(Stored records)
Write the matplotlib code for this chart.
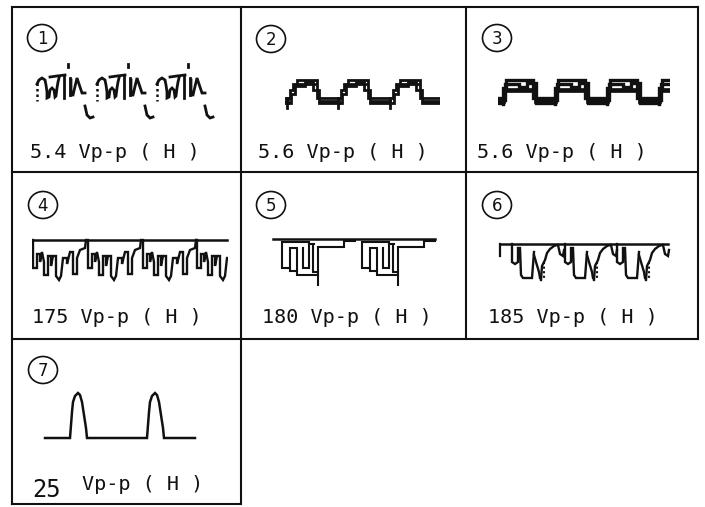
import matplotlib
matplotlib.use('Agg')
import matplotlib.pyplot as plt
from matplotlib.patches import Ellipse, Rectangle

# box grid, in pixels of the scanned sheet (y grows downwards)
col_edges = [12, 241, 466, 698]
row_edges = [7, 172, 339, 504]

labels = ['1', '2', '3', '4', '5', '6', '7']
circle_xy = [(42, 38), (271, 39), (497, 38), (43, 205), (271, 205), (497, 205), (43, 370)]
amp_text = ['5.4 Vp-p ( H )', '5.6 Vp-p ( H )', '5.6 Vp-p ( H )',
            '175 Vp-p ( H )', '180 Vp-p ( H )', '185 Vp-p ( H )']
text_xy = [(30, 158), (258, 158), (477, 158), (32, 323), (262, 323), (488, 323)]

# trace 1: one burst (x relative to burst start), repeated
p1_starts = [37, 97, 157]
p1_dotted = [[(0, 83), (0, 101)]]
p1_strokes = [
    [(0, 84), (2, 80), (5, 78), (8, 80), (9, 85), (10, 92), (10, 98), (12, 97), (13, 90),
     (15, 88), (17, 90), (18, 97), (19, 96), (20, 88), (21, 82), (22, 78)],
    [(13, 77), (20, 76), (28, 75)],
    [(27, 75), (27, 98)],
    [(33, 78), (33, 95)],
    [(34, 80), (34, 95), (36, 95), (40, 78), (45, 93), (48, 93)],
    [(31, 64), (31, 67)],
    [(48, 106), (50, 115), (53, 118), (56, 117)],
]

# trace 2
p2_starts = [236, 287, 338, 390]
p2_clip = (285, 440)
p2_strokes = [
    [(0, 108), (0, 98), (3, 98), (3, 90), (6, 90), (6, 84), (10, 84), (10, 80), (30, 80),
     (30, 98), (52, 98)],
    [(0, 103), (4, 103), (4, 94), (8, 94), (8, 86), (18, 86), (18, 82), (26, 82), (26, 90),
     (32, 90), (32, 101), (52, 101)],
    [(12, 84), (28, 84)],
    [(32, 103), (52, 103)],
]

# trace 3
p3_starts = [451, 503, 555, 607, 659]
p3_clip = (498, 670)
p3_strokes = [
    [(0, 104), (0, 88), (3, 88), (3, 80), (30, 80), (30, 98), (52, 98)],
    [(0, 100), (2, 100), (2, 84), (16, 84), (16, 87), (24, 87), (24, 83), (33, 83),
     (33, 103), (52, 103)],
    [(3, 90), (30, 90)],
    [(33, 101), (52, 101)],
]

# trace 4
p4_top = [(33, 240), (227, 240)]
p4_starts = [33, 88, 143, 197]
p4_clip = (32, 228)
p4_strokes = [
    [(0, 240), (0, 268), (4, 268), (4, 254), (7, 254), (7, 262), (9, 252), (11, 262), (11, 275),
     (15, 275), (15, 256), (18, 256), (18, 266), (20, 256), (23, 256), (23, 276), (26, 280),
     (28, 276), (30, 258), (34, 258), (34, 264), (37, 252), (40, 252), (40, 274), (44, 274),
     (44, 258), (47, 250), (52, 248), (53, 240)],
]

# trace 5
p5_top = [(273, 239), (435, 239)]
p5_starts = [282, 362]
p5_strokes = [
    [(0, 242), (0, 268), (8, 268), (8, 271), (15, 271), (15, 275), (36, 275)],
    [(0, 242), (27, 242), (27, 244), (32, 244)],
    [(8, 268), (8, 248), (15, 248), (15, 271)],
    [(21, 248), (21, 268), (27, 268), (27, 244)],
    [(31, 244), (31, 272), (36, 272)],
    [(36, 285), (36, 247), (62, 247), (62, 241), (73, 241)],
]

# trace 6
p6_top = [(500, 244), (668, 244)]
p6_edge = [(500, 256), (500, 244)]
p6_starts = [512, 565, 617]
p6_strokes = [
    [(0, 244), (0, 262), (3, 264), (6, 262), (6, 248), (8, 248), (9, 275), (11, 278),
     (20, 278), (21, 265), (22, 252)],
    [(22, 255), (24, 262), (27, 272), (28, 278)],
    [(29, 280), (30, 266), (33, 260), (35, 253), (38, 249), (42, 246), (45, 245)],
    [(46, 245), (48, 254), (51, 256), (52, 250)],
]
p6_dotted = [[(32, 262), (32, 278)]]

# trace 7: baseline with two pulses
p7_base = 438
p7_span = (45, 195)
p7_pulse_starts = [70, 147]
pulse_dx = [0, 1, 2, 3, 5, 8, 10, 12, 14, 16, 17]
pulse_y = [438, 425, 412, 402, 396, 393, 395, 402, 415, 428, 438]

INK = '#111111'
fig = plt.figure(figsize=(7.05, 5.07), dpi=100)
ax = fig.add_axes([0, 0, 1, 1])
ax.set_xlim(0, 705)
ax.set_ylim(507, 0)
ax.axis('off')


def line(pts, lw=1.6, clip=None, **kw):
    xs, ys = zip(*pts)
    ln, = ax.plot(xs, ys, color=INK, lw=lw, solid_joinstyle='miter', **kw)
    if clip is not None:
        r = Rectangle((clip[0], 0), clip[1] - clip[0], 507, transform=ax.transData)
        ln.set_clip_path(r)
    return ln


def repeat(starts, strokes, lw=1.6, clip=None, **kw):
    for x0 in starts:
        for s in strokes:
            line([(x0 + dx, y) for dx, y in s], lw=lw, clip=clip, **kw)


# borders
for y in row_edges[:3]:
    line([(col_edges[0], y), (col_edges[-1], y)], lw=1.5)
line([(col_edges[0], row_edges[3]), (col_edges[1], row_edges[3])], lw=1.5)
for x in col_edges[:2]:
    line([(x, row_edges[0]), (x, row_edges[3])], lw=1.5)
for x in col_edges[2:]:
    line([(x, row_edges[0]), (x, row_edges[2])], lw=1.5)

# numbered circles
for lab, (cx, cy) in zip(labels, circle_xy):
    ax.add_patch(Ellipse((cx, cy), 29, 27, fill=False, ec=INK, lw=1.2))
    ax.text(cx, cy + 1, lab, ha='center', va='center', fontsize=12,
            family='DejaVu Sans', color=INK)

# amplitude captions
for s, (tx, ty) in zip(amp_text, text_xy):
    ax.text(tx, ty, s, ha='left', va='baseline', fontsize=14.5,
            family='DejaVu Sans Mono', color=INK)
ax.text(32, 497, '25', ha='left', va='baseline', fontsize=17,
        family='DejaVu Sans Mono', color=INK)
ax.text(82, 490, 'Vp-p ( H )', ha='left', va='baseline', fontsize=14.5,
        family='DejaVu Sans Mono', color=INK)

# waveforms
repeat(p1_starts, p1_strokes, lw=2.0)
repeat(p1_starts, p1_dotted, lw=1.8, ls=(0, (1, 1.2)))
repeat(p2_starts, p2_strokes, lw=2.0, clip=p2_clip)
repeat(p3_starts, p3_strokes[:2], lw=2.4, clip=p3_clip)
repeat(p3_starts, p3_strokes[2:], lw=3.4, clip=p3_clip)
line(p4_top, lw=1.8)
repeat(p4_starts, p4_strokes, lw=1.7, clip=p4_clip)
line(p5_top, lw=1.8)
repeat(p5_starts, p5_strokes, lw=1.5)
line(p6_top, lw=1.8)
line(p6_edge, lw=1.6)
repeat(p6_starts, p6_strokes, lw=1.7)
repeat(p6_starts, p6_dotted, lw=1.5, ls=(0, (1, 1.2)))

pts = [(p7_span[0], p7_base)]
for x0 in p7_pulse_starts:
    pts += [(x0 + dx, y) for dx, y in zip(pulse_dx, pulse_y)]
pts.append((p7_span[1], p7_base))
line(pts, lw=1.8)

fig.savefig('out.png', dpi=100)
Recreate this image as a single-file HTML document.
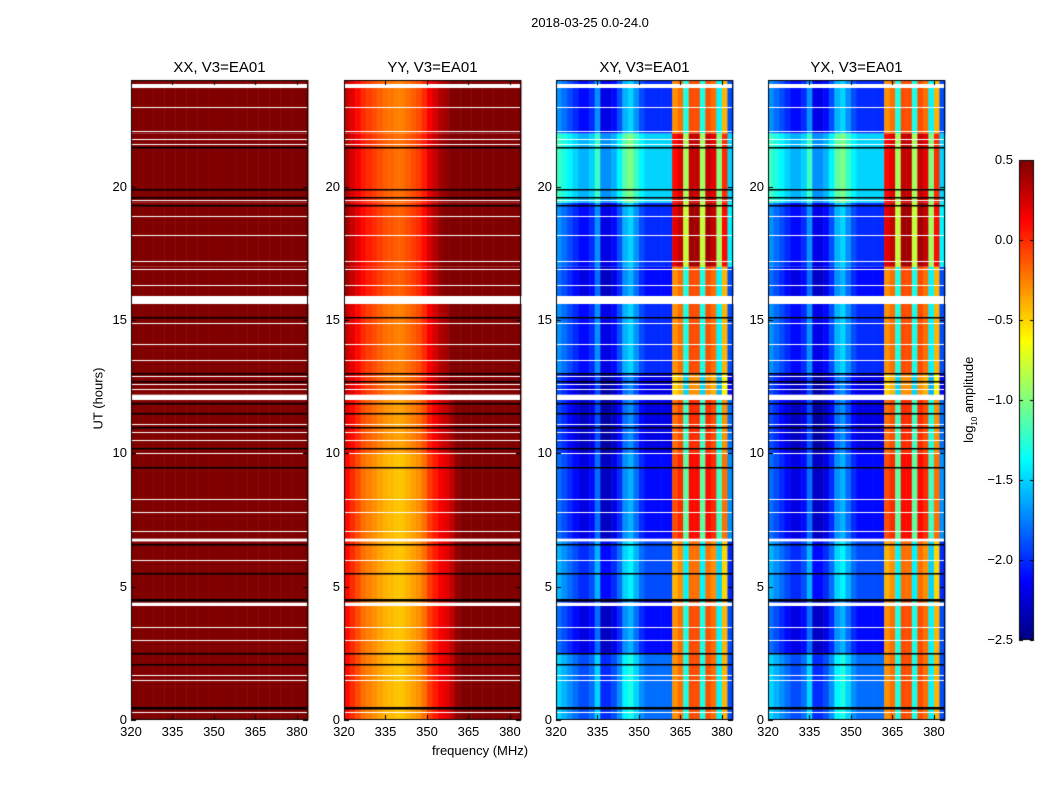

- **GIVEN TASK**: Extract every line of the data exactly; pictures stay out.

- **ANSWER BELOW**:
Write the matplotlib code for this chart.
import matplotlib
matplotlib.use('Agg')
import matplotlib.pyplot as plt
from matplotlib.patches import Ellipse, Rectangle

# box grid, in pixels of the scanned sheet (y grows downwards)
col_edges = [12, 241, 466, 698]
row_edges = [7, 172, 339, 504]

labels = ['1', '2', '3', '4', '5', '6', '7']
circle_xy = [(42, 38), (271, 39), (497, 38), (43, 205), (271, 205), (497, 205), (43, 370)]
amp_text = ['5.4 Vp-p ( H )', '5.6 Vp-p ( H )', '5.6 Vp-p ( H )',
            '175 Vp-p ( H )', '180 Vp-p ( H )', '185 Vp-p ( H )']
text_xy = [(30, 158), (258, 158), (477, 158), (32, 323), (262, 323), (488, 323)]

# trace 1: one burst (x relative to burst start), repeated
p1_starts = [37, 97, 157]
p1_dotted = [[(0, 83), (0, 101)]]
p1_strokes = [
    [(0, 84), (2, 80), (5, 78), (8, 80), (9, 85), (10, 92), (10, 98), (12, 97), (13, 90),
     (15, 88), (17, 90), (18, 97), (19, 96), (20, 88), (21, 82), (22, 78)],
    [(13, 77), (20, 76), (28, 75)],
    [(27, 75), (27, 98)],
    [(33, 78), (33, 95)],
    [(34, 80), (34, 95), (36, 95), (40, 78), (45, 93), (48, 93)],
    [(31, 64), (31, 67)],
    [(48, 106), (50, 115), (53, 118), (56, 117)],
]

# trace 2
p2_starts = [236, 287, 338, 390]
p2_clip = (285, 440)
p2_strokes = [
    [(0, 108), (0, 98), (3, 98), (3, 90), (6, 90), (6, 84), (10, 84), (10, 80), (30, 80),
     (30, 98), (52, 98)],
    [(0, 103), (4, 103), (4, 94), (8, 94), (8, 86), (18, 86), (18, 82), (26, 82), (26, 90),
     (32, 90), (32, 101), (52, 101)],
    [(12, 84), (28, 84)],
    [(32, 103), (52, 103)],
]

# trace 3
p3_starts = [451, 503, 555, 607, 659]
p3_clip = (498, 670)
p3_strokes = [
    [(0, 104), (0, 88), (3, 88), (3, 80), (30, 80), (30, 98), (52, 98)],
    [(0, 100), (2, 100), (2, 84), (16, 84), (16, 87), (24, 87), (24, 83), (33, 83),
     (33, 103), (52, 103)],
    [(3, 90), (30, 90)],
    [(33, 101), (52, 101)],
]

# trace 4
p4_top = [(33, 240), (227, 240)]
p4_starts = [33, 88, 143, 197]
p4_clip = (32, 228)
p4_strokes = [
    [(0, 240), (0, 268), (4, 268), (4, 254), (7, 254), (7, 262), (9, 252), (11, 262), (11, 275),
     (15, 275), (15, 256), (18, 256), (18, 266), (20, 256), (23, 256), (23, 276), (26, 280),
     (28, 276), (30, 258), (34, 258), (34, 264), (37, 252), (40, 252), (40, 274), (44, 274),
     (44, 258), (47, 250), (52, 248), (53, 240)],
]

# trace 5
p5_top = [(273, 239), (435, 239)]
p5_starts = [282, 362]
p5_strokes = [
    [(0, 242), (0, 268), (8, 268), (8, 271), (15, 271), (15, 275), (36, 275)],
    [(0, 242), (27, 242), (27, 244), (32, 244)],
    [(8, 268), (8, 248), (15, 248), (15, 271)],
    [(21, 248), (21, 268), (27, 268), (27, 244)],
    [(31, 244), (31, 272), (36, 272)],
    [(36, 285), (36, 247), (62, 247), (62, 241), (73, 241)],
]

# trace 6
p6_top = [(500, 244), (668, 244)]
p6_edge = [(500, 256), (500, 244)]
p6_starts = [512, 565, 617]
p6_strokes = [
    [(0, 244), (0, 262), (3, 264), (6, 262), (6, 248), (8, 248), (9, 275), (11, 278),
     (20, 278), (21, 265), (22, 252)],
    [(22, 255), (24, 262), (27, 272), (28, 278)],
    [(29, 280), (30, 266), (33, 260), (35, 253), (38, 249), (42, 246), (45, 245)],
    [(46, 245), (48, 254), (51, 256), (52, 250)],
]
p6_dotted = [[(32, 262), (32, 278)]]

# trace 7: baseline with two pulses
p7_base = 438
p7_span = (45, 195)
p7_pulse_starts = [70, 147]
pulse_dx = [0, 1, 2, 3, 5, 8, 10, 12, 14, 16, 17]
pulse_y = [438, 425, 412, 402, 396, 393, 395, 402, 415, 428, 438]

INK = '#111111'
fig = plt.figure(figsize=(7.05, 5.07), dpi=100)
ax = fig.add_axes([0, 0, 1, 1])
ax.set_xlim(0, 705)
ax.set_ylim(507, 0)
ax.axis('off')


def line(pts, lw=1.6, clip=None, **kw):
    xs, ys = zip(*pts)
    ln, = ax.plot(xs, ys, color=INK, lw=lw, solid_joinstyle='miter', **kw)
    if clip is not None:
        r = Rectangle((clip[0], 0), clip[1] - clip[0], 507, transform=ax.transData)
        ln.set_clip_path(r)
    return ln


def repeat(starts, strokes, lw=1.6, clip=None, **kw):
    for x0 in starts:
        for s in strokes:
            line([(x0 + dx, y) for dx, y in s], lw=lw, clip=clip, **kw)


# borders
for y in row_edges[:3]:
    line([(col_edges[0], y), (col_edges[-1], y)], lw=1.5)
line([(col_edges[0], row_edges[3]), (col_edges[1], row_edges[3])], lw=1.5)
for x in col_edges[:2]:
    line([(x, row_edges[0]), (x, row_edges[3])], lw=1.5)
for x in col_edges[2:]:
    line([(x, row_edges[0]), (x, row_edges[2])], lw=1.5)

# numbered circles
for lab, (cx, cy) in zip(labels, circle_xy):
    ax.add_patch(Ellipse((cx, cy), 29, 27, fill=False, ec=INK, lw=1.2))
    ax.text(cx, cy + 1, lab, ha='center', va='center', fontsize=12,
            family='DejaVu Sans', color=INK)

# amplitude captions
for s, (tx, ty) in zip(amp_text, text_xy):
    ax.text(tx, ty, s, ha='left', va='baseline', fontsize=14.5,
            family='DejaVu Sans Mono', color=INK)
ax.text(32, 497, '25', ha='left', va='baseline', fontsize=17,
        family='DejaVu Sans Mono', color=INK)
ax.text(82, 490, 'Vp-p ( H )', ha='left', va='baseline', fontsize=14.5,
        family='DejaVu Sans Mono', color=INK)

# waveforms
repeat(p1_starts, p1_strokes, lw=2.0)
repeat(p1_starts, p1_dotted, lw=1.8, ls=(0, (1, 1.2)))
repeat(p2_starts, p2_strokes, lw=2.0, clip=p2_clip)
repeat(p3_starts, p3_strokes[:2], lw=2.4, clip=p3_clip)
repeat(p3_starts, p3_strokes[2:], lw=3.4, clip=p3_clip)
line(p4_top, lw=1.8)
repeat(p4_starts, p4_strokes, lw=1.7, clip=p4_clip)
line(p5_top, lw=1.8)
repeat(p5_starts, p5_strokes, lw=1.5)
line(p6_top, lw=1.8)
line(p6_edge, lw=1.6)
repeat(p6_starts, p6_strokes, lw=1.7)
repeat(p6_starts, p6_dotted, lw=1.5, ls=(0, (1, 1.2)))

pts = [(p7_span[0], p7_base)]
for x0 in p7_pulse_starts:
    pts += [(x0 + dx, y) for dx, y in zip(pulse_dx, pulse_y)]
pts.append((p7_span[1], p7_base))
line(pts, lw=1.8)

fig.savefig('out.png', dpi=100)
Recreate this image as a single-file HTML document.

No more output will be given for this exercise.